## Begin

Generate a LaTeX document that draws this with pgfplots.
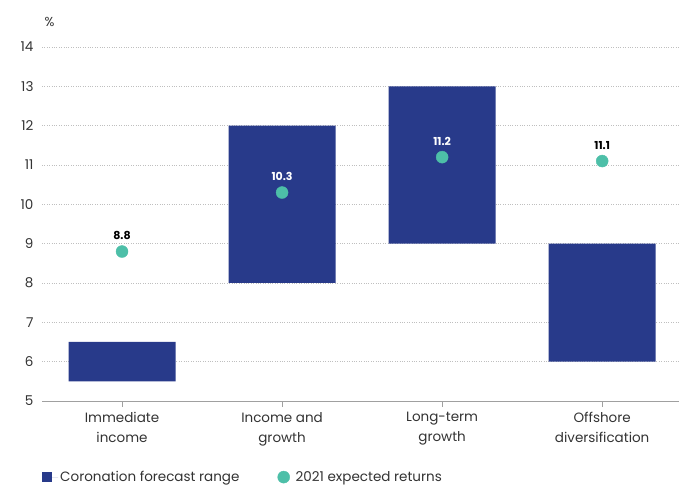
\documentclass[border=0pt]{standalone}
\usepackage{pgfplots}
\pgfplotsset{compat=1.18}
\usepackage{fontspec}
\setmainfont{Poppins}
\usetikzlibrary{calc}
\definecolor{barblue}{HTML}{283A8A}
\definecolor{dotteal}{HTML}{4DBFA8}
\definecolor{txt}{HTML}{333333}
\definecolor{axgray}{HTML}{A0A0A0}
\pgfplotsset{common/.style={
  scale only axis,
  width=637pt, height=354pt,
  xmin=-0.5, xmax=3.48,
  ymin=5, ymax=14,
  clip=false,
},
dots/.style={only marks, mark=*, mark size=6pt, color=dotteal,
  mark options={fill=dotteal, draw=dotteal},
  nodes near coords, point meta=explicit symbolic,
  every node near coord/.append style={font=\bfseries\fontsize{11}{13}\selectfont, text=#1, anchor=south, yshift=8pt}}
}
\begin{document}
\begin{tikzpicture}
\begin{axis}[
  common,
  name=ax,
  ytick={5,6,...,14},
  xtick={0,1,2,3},
  xticklabels={Immediate\\income, Income and\\growth, Long-term\\growth, Offshore\\diversification},
  x tick label style={align=center, font=\fontsize{13.5}{19.5}\selectfont, text=txt, yshift=-2pt},
  y tick label style={font=\fontsize{13.5}{15}\selectfont, text=txt, xshift=1pt},
  /pgf/number format/assume math mode=true,
  axis x line*=bottom,
  axis y line*=left,
  y axis line style={draw=none},
  x axis line style={axgray, line width=0.8pt, -},
  xtick style={axgray, line width=0.8pt},
  ytick style={draw=none},
  major tick length=6pt,
  tick align=outside,
  ymajorgrids,
  major grid style={dotted, gray!50, line width=0.8pt},
  ybar stacked,
  bar width=107pt,
  legend columns=2,
  legend style={at={(rel axis cs:0,-0.215)}, anchor=west, draw=none, font=\fontsize{13.5}{15}\selectfont, text=txt, inner sep=0pt,
    /tikz/every even column/.append style={column sep=36pt}},
  legend cell align=left,
]
\addplot[fill=none, draw=none, forget plot] coordinates {(0,5.5) (1,8) (2,9) (3,6)};
\addplot[fill=barblue, draw=none, area legend,
  legend image code/.code={\fill[barblue] (0pt,-5pt) rectangle (10pt,5pt); \path[draw=none] (0pt,0pt) -- (16pt,0pt);}]
  coordinates {(0,1.0) (1,4) (2,4) (3,3)};
\addlegendentry{Coronation forecast range}
\addlegendimage{legend image code/.code={\fill[dotteal] (5pt,0pt) circle (6pt); \path[draw=none] (0pt,0pt) -- (15pt,0pt);}}
\addlegendentry{2021 expected returns}
\node[anchor=south west, font=\fontsize{13}{15}\selectfont, text=txt] at ($(rel axis cs:0,1)+(-1pt,17pt)$) {\%};
\end{axis}
\begin{axis}[
  common,
  axis lines=none,
  xtick=\empty, ytick=\empty,
]
\addplot[dots=black] coordinates {(0,8.8)[8.8] (3,11.1)[11.1]};
\addplot[dots=white] coordinates {(1,10.3)[10.3] (2,11.2)[11.2]};
\end{axis}
\pgfresetboundingbox
\path[use as bounding box] ($(ax.south west)+(-42pt,-85pt)$) rectangle ($(ax.south west)+(637pt,401pt)$);
\end{tikzpicture}
\end{document}
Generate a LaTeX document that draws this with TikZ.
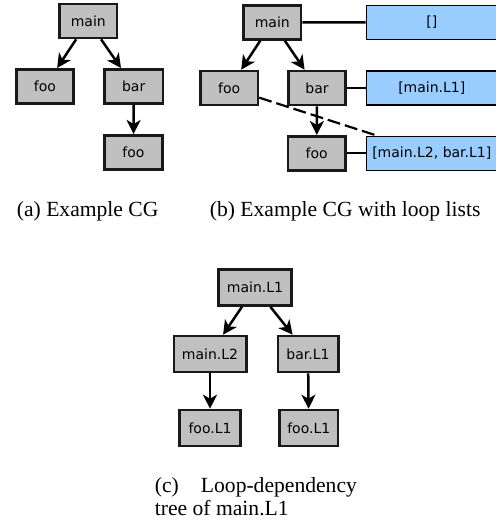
\documentclass[tikz,border=0pt]{standalone}
\usepackage{fontspec}
\setmainfont{Liberation Serif}
\newfontfamily\boxfont{DejaVu Sans}
\usetikzlibrary{arrows.meta}
\definecolor{boxgray}{RGB}{192,192,192}
\definecolor{boxedge}{RGB}{25,25,25}
\definecolor{listblue}{RGB}{153,204,255}
\begin{document}
\begin{tikzpicture}[x=0.5pt,y=-0.5pt,
  fn/.style={draw=boxedge, line width=1.3pt, fill=boxgray,
    font=\boxfont\fontsize{7}{8}\selectfont, inner sep=0pt,
    minimum height=17pt, minimum width=#1},
  fn/.default=28.7pt,
  fnc/.style={fn=#1, minimum height=18pt},
  lst/.style={draw=black, line width=0.6pt, fill=listblue,
    font=\boxfont\fontsize{7}{8}\selectfont, inner sep=0pt,
    minimum height=17pt, minimum width=65.5pt},
  call/.style={-{Stealth[length=7pt,width=7pt,inset=2pt]}, line width=1.25pt},
  link/.style={line width=1.2pt},
  loopdep/.style={line width=1.1pt, dash pattern=on 6.5pt off 2.5pt},
  captext/.style={anchor=base west, inner sep=0pt, font=\fontsize{10.8}{12}\selectfont}
]
\useasboundingbox (0,0) rectangle (496,523);

% (a) call graph
\node[fn] (a_main) at (88.3,21) {main};
\node[fn] (a_foo) at (45,86.3) {foo};
\node[fn=29.2pt] (a_bar) at (133.7,86.3) {bar};
\node[fn=29.2pt] (a_foo2) at (133.5,152.3) {foo};
\draw[call] (a_main) -- (a_foo);
\draw[call] (a_main) -- (a_bar);
\draw[call] (a_bar) -- (a_foo2);

% (b) call graph with loop lists
\node[fn] (b_main) at (272.3,22.3) {main};
\node[fn] (b_foo) at (229.2,88) {foo};
\node[fn] (b_bar) at (317,88) {bar};
\node[fn] (b_foo2) at (316.7,153.3) {foo};
\node[lst] (l_main) at (431.8,22.5) {[]};
\node[lst] (l_bar) at (431.8,88) {[main.L1]};
\node[lst] (l_foo2) at (431.8,153.3) {[main.L2, bar.L1]};
\draw[call] (b_main) -- (b_foo);
\draw[call] (b_main) -- (b_bar);
\draw[call] (b_bar) -- (b_foo2);
\draw[link] (b_main) -- (l_main);
\draw[link] (b_bar) -- (l_bar);
\draw[link] (b_foo2) -- (l_foo2);
\draw[loopdep] (b_foo) -- (l_foo2);

% (c) loop-dependency tree
\node[fnc=36.7pt] (c_top) at (255,287.5) {main.L1};
\node[fnc=36.2pt] (c_l2) at (210,354) {main.L2};
\node[fnc=30.2pt] (c_bar) at (308,354) {bar.L1};
\node[fnc=30.4pt] (c_foo1) at (210,428) {foo.L1};
\node[fnc=29.2pt] (c_foo2) at (308.8,428) {foo.L1};
\draw[call] (c_top) -- (c_l2);
\draw[call] (c_top) -- (c_bar);
\draw[call] (c_l2) -- (c_foo1);
\draw[call] (c_bar) -- (c_foo2);

% captions
\node[captext] (cap_a) at (16.5,217) {(a) Example CG};
\node[captext] (cap_b) at (209.5,217) {(b) Example CG with loop lists};
\node[captext] (cap_c1) at (154.5,492) {\hbox to 101pt{(c)\hfill Loop-dependency}};
\node[captext] (cap_c2) at (154.5,515) {tree of main.L1};
\end{tikzpicture}
\end{document}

## End

Set exercise. Print the complete listing exactly as it stands, without its pictures.

Solved problem.
Generate a LaTeX document that draws this with pgfplots.
\documentclass[border=0pt]{standalone}
\usepackage{pgfplots}
\pgfplotsset{compat=1.18}
\usepackage{fontspec}
\setmainfont{Poppins}
\usetikzlibrary{calc}
\definecolor{barblue}{HTML}{283A8A}
\definecolor{dotteal}{HTML}{4DBFA8}
\definecolor{txt}{HTML}{333333}
\definecolor{axgray}{HTML}{A0A0A0}
\pgfplotsset{common/.style={
  scale only axis,
  width=637pt, height=354pt,
  xmin=-0.5, xmax=3.48,
  ymin=5, ymax=14,
  clip=false,
},
dots/.style={only marks, mark=*, mark size=6pt, color=dotteal,
  mark options={fill=dotteal, draw=dotteal},
  nodes near coords, point meta=explicit symbolic,
  every node near coord/.append style={font=\bfseries\fontsize{11}{13}\selectfont, text=#1, anchor=south, yshift=8pt}}
}
\begin{document}
\begin{tikzpicture}
\begin{axis}[
  common,
  name=ax,
  ytick={5,6,...,14},
  xtick={0,1,2,3},
  xticklabels={Immediate\\income, Income and\\growth, Long-term\\growth, Offshore\\diversification},
  x tick label style={align=center, font=\fontsize{13.5}{19.5}\selectfont, text=txt, yshift=-2pt},
  y tick label style={font=\fontsize{13.5}{15}\selectfont, text=txt, xshift=1pt},
  /pgf/number format/assume math mode=true,
  axis x line*=bottom,
  axis y line*=left,
  y axis line style={draw=none},
  x axis line style={axgray, line width=0.8pt, -},
  xtick style={axgray, line width=0.8pt},
  ytick style={draw=none},
  major tick length=6pt,
  tick align=outside,
  ymajorgrids,
  major grid style={dotted, gray!50, line width=0.8pt},
  ybar stacked,
  bar width=107pt,
  legend columns=2,
  legend style={at={(rel axis cs:0,-0.215)}, anchor=west, draw=none, font=\fontsize{13.5}{15}\selectfont, text=txt, inner sep=0pt,
    /tikz/every even column/.append style={column sep=36pt}},
  legend cell align=left,
]
\addplot[fill=none, draw=none, forget plot] coordinates {(0,5.5) (1,8) (2,9) (3,6)};
\addplot[fill=barblue, draw=none, area legend,
  legend image code/.code={\fill[barblue] (0pt,-5pt) rectangle (10pt,5pt); \path[draw=none] (0pt,0pt) -- (16pt,0pt);}]
  coordinates {(0,1.0) (1,4) (2,4) (3,3)};
\addlegendentry{Coronation forecast range}
\addlegendimage{legend image code/.code={\fill[dotteal] (5pt,0pt) circle (6pt); \path[draw=none] (0pt,0pt) -- (15pt,0pt);}}
\addlegendentry{2021 expected returns}
\node[anchor=south west, font=\fontsize{13}{15}\selectfont, text=txt] at ($(rel axis cs:0,1)+(-1pt,17pt)$) {\%};
\end{axis}
\begin{axis}[
  common,
  axis lines=none,
  xtick=\empty, ytick=\empty,
]
\addplot[dots=black] coordinates {(0,8.8)[8.8] (3,11.1)[11.1]};
\addplot[dots=white] coordinates {(1,10.3)[10.3] (2,11.2)[11.2]};
\end{axis}
\pgfresetboundingbox
\path[use as bounding box] ($(ax.south west)+(-42pt,-85pt)$) rectangle ($(ax.south west)+(637pt,401pt)$);
\end{tikzpicture}
\end{document}
Generate a LaTeX document that draws this with TikZ.
\documentclass[tikz,border=0pt]{standalone}
\usepackage{fontspec}
\setmainfont{Liberation Serif}
\newfontfamily\boxfont{DejaVu Sans}
\usetikzlibrary{arrows.meta}
\definecolor{boxgray}{RGB}{192,192,192}
\definecolor{boxedge}{RGB}{25,25,25}
\definecolor{listblue}{RGB}{153,204,255}
\begin{document}
\begin{tikzpicture}[x=0.5pt,y=-0.5pt,
  fn/.style={draw=boxedge, line width=1.3pt, fill=boxgray,
    font=\boxfont\fontsize{7}{8}\selectfont, inner sep=0pt,
    minimum height=17pt, minimum width=#1},
  fn/.default=28.7pt,
  fnc/.style={fn=#1, minimum height=18pt},
  lst/.style={draw=black, line width=0.6pt, fill=listblue,
    font=\boxfont\fontsize{7}{8}\selectfont, inner sep=0pt,
    minimum height=17pt, minimum width=65.5pt},
  call/.style={-{Stealth[length=7pt,width=7pt,inset=2pt]}, line width=1.25pt},
  link/.style={line width=1.2pt},
  loopdep/.style={line width=1.1pt, dash pattern=on 6.5pt off 2.5pt},
  captext/.style={anchor=base west, inner sep=0pt, font=\fontsize{10.8}{12}\selectfont}
]
\useasboundingbox (0,0) rectangle (496,523);

% (a) call graph
\node[fn] (a_main) at (88.3,21) {main};
\node[fn] (a_foo) at (45,86.3) {foo};
\node[fn=29.2pt] (a_bar) at (133.7,86.3) {bar};
\node[fn=29.2pt] (a_foo2) at (133.5,152.3) {foo};
\draw[call] (a_main) -- (a_foo);
\draw[call] (a_main) -- (a_bar);
\draw[call] (a_bar) -- (a_foo2);

% (b) call graph with loop lists
\node[fn] (b_main) at (272.3,22.3) {main};
\node[fn] (b_foo) at (229.2,88) {foo};
\node[fn] (b_bar) at (317,88) {bar};
\node[fn] (b_foo2) at (316.7,153.3) {foo};
\node[lst] (l_main) at (431.8,22.5) {[]};
\node[lst] (l_bar) at (431.8,88) {[main.L1]};
\node[lst] (l_foo2) at (431.8,153.3) {[main.L2, bar.L1]};
\draw[call] (b_main) -- (b_foo);
\draw[call] (b_main) -- (b_bar);
\draw[call] (b_bar) -- (b_foo2);
\draw[link] (b_main) -- (l_main);
\draw[link] (b_bar) -- (l_bar);
\draw[link] (b_foo2) -- (l_foo2);
\draw[loopdep] (b_foo) -- (l_foo2);

% (c) loop-dependency tree
\node[fnc=36.7pt] (c_top) at (255,287.5) {main.L1};
\node[fnc=36.2pt] (c_l2) at (210,354) {main.L2};
\node[fnc=30.2pt] (c_bar) at (308,354) {bar.L1};
\node[fnc=30.4pt] (c_foo1) at (210,428) {foo.L1};
\node[fnc=29.2pt] (c_foo2) at (308.8,428) {foo.L1};
\draw[call] (c_top) -- (c_l2);
\draw[call] (c_top) -- (c_bar);
\draw[call] (c_l2) -- (c_foo1);
\draw[call] (c_bar) -- (c_foo2);

% captions
\node[captext] (cap_a) at (16.5,217) {(a) Example CG};
\node[captext] (cap_b) at (209.5,217) {(b) Example CG with loop lists};
\node[captext] (cap_c1) at (154.5,492) {\hbox to 101pt{(c)\hfill Loop-dependency}};
\node[captext] (cap_c2) at (154.5,515) {tree of main.L1};
\end{tikzpicture}
\end{document}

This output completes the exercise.